Wednesday, October 15, 2008

Journaling

Tonight I pulled out my old journal from college. I started it in October of 1980, and it goes on and off until December of 1984. I am struck by how many times I wrote of feeling different, of not quite fitting in and not knowing why.

My long term goals were outlined, I wanted to be an actor or a journalist. I wanted to make a mark in the world, I even knew and wrote that I had to stop caring so much about what other people thought, especially my father.

Over and over I write of a longing, a deep unknown longing that cannot be filled. At one point I became very, very religious. I don't mean spiritual, I mean get in your face, you sinner, religious. While I have never stopped believing in God, I finally realized He wanted no more of that kind of worship, than people wanted to hear my fire and brimstone lectures.

Again and again I write of confusion, unhappiness and longing.
I wrote lots of poetry, mostly like this one:


I hear a bird call out in the evening.
It cries, endlessly calling it's mate.
Yet rarely do I hear a reply.
Gently I weep, though, not for the bird
But because my own song goes unheard.
And my cries softly die in the cool evening breeze,
unheard, unanswered and almost unspoken.

I never became an actor or a journalist. I make more plans and goals, I drift, I drink, I do drugs and I long. For what? Anything, someone, anything but I didn't know what or how to express it. I marry, I decide to join the Jones'. What is glaring to me now is how much I didn't write of those days. Not even in my private journal will I confess I have a huge crush on my roommate Cori. But I sure wrote how excited I was when we got an apartment together. How much fun it was to decorate it together, to cook for each other, to party together. I didn't write of the pain when she moved in with her boyfriend a year and a half later, only that I needed to get another roommate to help with expenses.

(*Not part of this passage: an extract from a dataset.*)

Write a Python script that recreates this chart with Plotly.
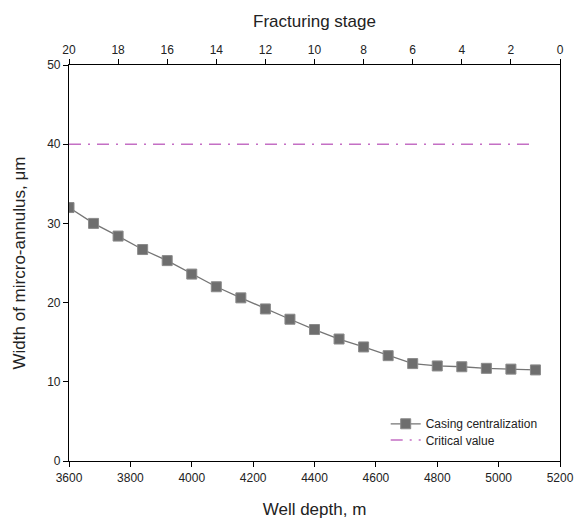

The journal ended December 7, 1982 (really!) LOL, significant? The last entry: I am just a pretender in the world of intellectuality. That wasn't all I was pretending.

Had I kept a journal for the next 24 years, it would have read much the same, I would have noted my marriage, my questioning it 2 months later, was I was crazy? and what did I do? I'd have written of the absolute joy at the birth of my first son, again of my second. The years after that would have been about them, what we did together and how much I love them.

In 2004 I'd have begun writing about my feelings of loving women, to love a woman, to be honest finally. I'd have written of my first experience with a woman and how I knew, I really knew I was a lesbian (oh but maybe, just maybe bi) and there was no going back. I started to like myself and accept myself and I stopped believing the lies people tell you to keep you down.

There would have been an entry for September 18, 2006

I think I have just fallen completely in love for the first time in my life, she lives 2500 miles away! Oh God what do I do now?

That one was easy, because loving Lorrie is the easiest thing I have ever done, and feeling her love and loving loving her is all there ever needs to be.

True love is eternal, infinite, and always like itself. It is equal and pure, without violent demonstrations; it is seen with white hairs and is always young in the heart.